If you want to try something similar, here's the minimum:

For the coding agent, Pi is open source and free. Install it, point it at a project, and start describing what you want. Write an AGENTS.md that documents your project's architecture and conventions. The agent reads it and follows it.

For the review bot, pi-code-review is something I built for my own use and plan to open source once it's stable. It needs a server to run on (I use a VPS), a GitHub webhook, and API keys. The setup is more involved, but the payoff is automatic reviews on every PR. If you want something off-the-shelf, SaaS options like CodeRabbit, Ellipsis, or Qodo offer similar automated PR reviews without the self-hosting overhead. If all of that is too heavy, you can get 80% of the value by just asking Pi to review your diffs before you push.

For the personal assistant, Aivena is the full version, but you can start with just the pi-memory extension for persistent context across sessions. Add more extensions as you need them.

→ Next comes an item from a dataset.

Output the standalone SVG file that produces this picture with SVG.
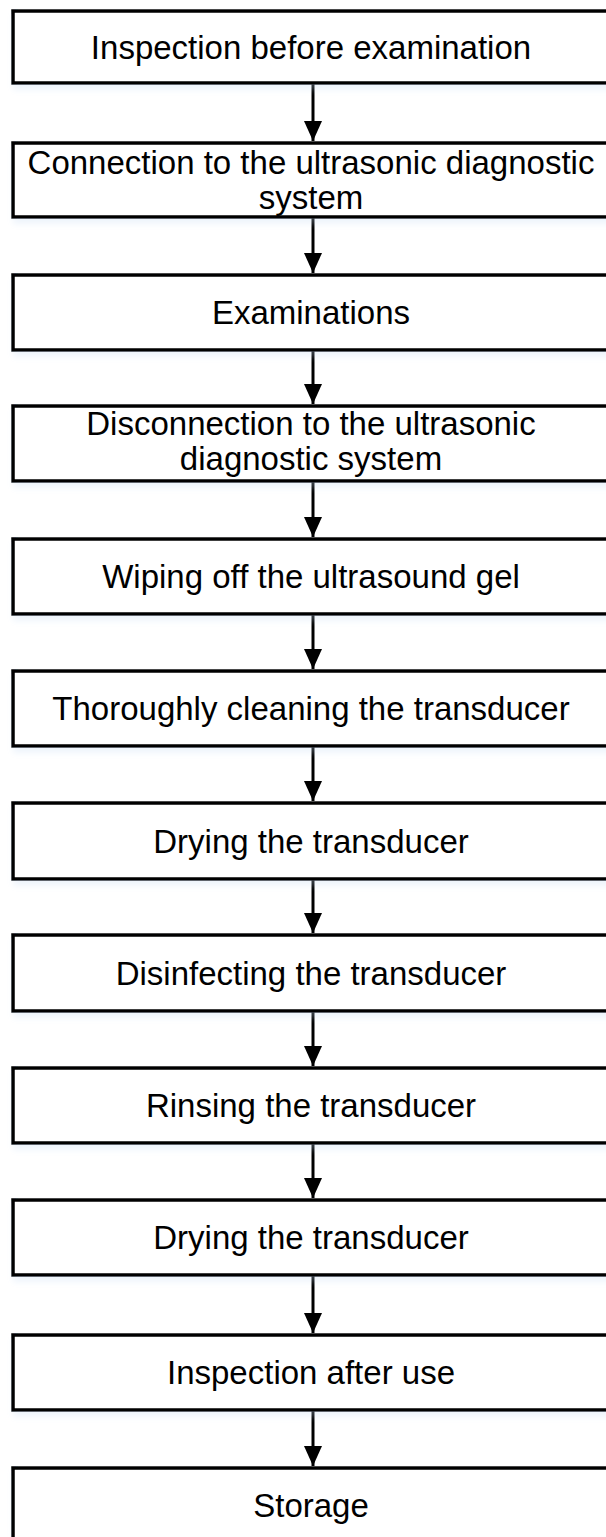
<svg xmlns="http://www.w3.org/2000/svg" width="606" height="1537" viewBox="0 0 606 1537">
<defs>
<style>
.box{fill:#fff;stroke:#000;stroke-width:3.5;filter:url(#sh)}
.t{font-family:"Liberation Sans",Arial,sans-serif;font-size:33px;fill:#000;text-anchor:middle}
.c{stroke:#000;stroke-width:3;fill:none;marker-end:url(#ah)}
</style>
<filter id="sh" x="-10%" y="-20%" width="120%" height="150%">
<feGaussianBlur in="SourceAlpha" stdDeviation="3"/>
<feOffset dx="2" dy="5"/>
<feComponentTransfer><feFuncA type="linear" slope="0.3"/></feComponentTransfer>
<feColorMatrix type="matrix" values="0 0 0 0 0.55 0 0 0 0 0.7 0 0 0 0 0.9 0 0 0 1 0"/>
<feMerge><feMergeNode/><feMergeNode in="SourceGraphic"/></feMerge>
</filter>
<marker id="ah" markerWidth="20" markerHeight="20" refX="20" refY="10" orient="auto" markerUnits="userSpaceOnUse" viewBox="0 0 20 20">
<path d="M0,1 L20,10 L0,19 z" fill="#000"/>
</marker>
</defs>
<g id="connectors">
<line class="c" x1="313" y1="84" x2="313" y2="141"/>
<line class="c" x1="313" y1="217" x2="313" y2="273"/>
<line class="c" x1="313" y1="350" x2="313" y2="404"/>
<line class="c" x1="313" y1="481" x2="313" y2="537"/>
<line class="c" x1="313" y1="614" x2="313" y2="669"/>
<line class="c" x1="313" y1="746" x2="313" y2="801"/>
<line class="c" x1="313" y1="879" x2="313" y2="933"/>
<line class="c" x1="313" y1="1011" x2="313" y2="1066"/>
<line class="c" x1="313" y1="1143" x2="313" y2="1198"/>
<line class="c" x1="313" y1="1275" x2="313" y2="1333"/>
<line class="c" x1="313" y1="1410" x2="313" y2="1466"/>
</g>
<g id="n1"><rect class="box" x="13" y="11" width="600" height="72"/><text class="t" x="311" y="59">Inspection before examination</text></g>
<g id="n2"><rect class="box" x="13" y="143" width="600" height="74"/><text class="t" x="311" y="174">Connection to the ultrasonic diagnostic</text><text class="t" x="311" y="209">system</text></g>
<g id="n3"><rect class="box" x="13" y="275" width="600" height="75"/><text class="t" x="311" y="324">Examinations</text></g>
<g id="n4"><rect class="box" x="13" y="406" width="600" height="75"/><text class="t" x="311" y="435">Disconnection to the ultrasonic</text><text class="t" x="311" y="470">diagnostic system</text></g>
<g id="n5"><rect class="box" x="13" y="539" width="600" height="75"/><text class="t" x="311" y="588">Wiping off the ultrasound gel</text></g>
<g id="n6"><rect class="box" x="13" y="671" width="600" height="75"/><text class="t" x="311" y="720">Thoroughly cleaning the transducer</text></g>
<g id="n7"><rect class="box" x="13" y="803" width="600" height="76"/><text class="t" x="311" y="853">Drying the transducer</text></g>
<g id="n8"><rect class="box" x="13" y="935" width="600" height="76"/><text class="t" x="311" y="985">Disinfecting the transducer</text></g>
<g id="n9"><rect class="box" x="13" y="1068" width="600" height="75"/><text class="t" x="311" y="1117">Rinsing the transducer</text></g>
<g id="n10"><rect class="box" x="13" y="1200" width="600" height="75"/><text class="t" x="311" y="1249">Drying the transducer</text></g>
<g id="n11"><rect class="box" x="13" y="1335" width="600" height="75"/><text class="t" x="311" y="1384">Inspection after use</text></g>
<g id="n12"><rect class="box" x="13" y="1468" width="600" height="80"/><text class="t" x="311" y="1517">Storage</text></g>
</svg>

The key insight isn't the specific tools. It's the separation. Builder, reviewer, and memory should be different systems with different permissions and different incentives. Whether you use these tools or others, that pattern works.

Ten PRs In

I've shipped ten PRs on Pilot using this workflow. AI-assisted conflict resolution. Desktop automation with Docker. Memory tools. Interactive rebase. Each one followed the same pattern: spec, build, review, fix, merge.

The quality is better than what I'd produce alone, not because the AI writes better code than I would, but because the review step catches things I'd miss if I were both the author and the reviewer. Having a second set of eyes, even artificial ones, breaks the tunnel vision that comes from building something yourself.

The speed is dramatically faster. Features that would take me days of manual coding ship in hours. Not because the code is simpler. Because the mechanical parts are handled by tools that are faster than me at typing, and the review cycle catches issues before they compound.

And the workflow is sustainable. I'm not burning out from context-switching between writing code, reviewing my own code, and remembering where I left off. Each tool handles one of those jobs. I handle the decisions.

That's the human in the loop. Not writing code. Not reviewing syntax. Making the calls that matter.

Pi is open source. Aivena is available at aivena.dev. pi-code-review will be open source once it's stable. The Pilot project that ties them together is also open source. The workflow works because the tools are separated, not because they're integrated.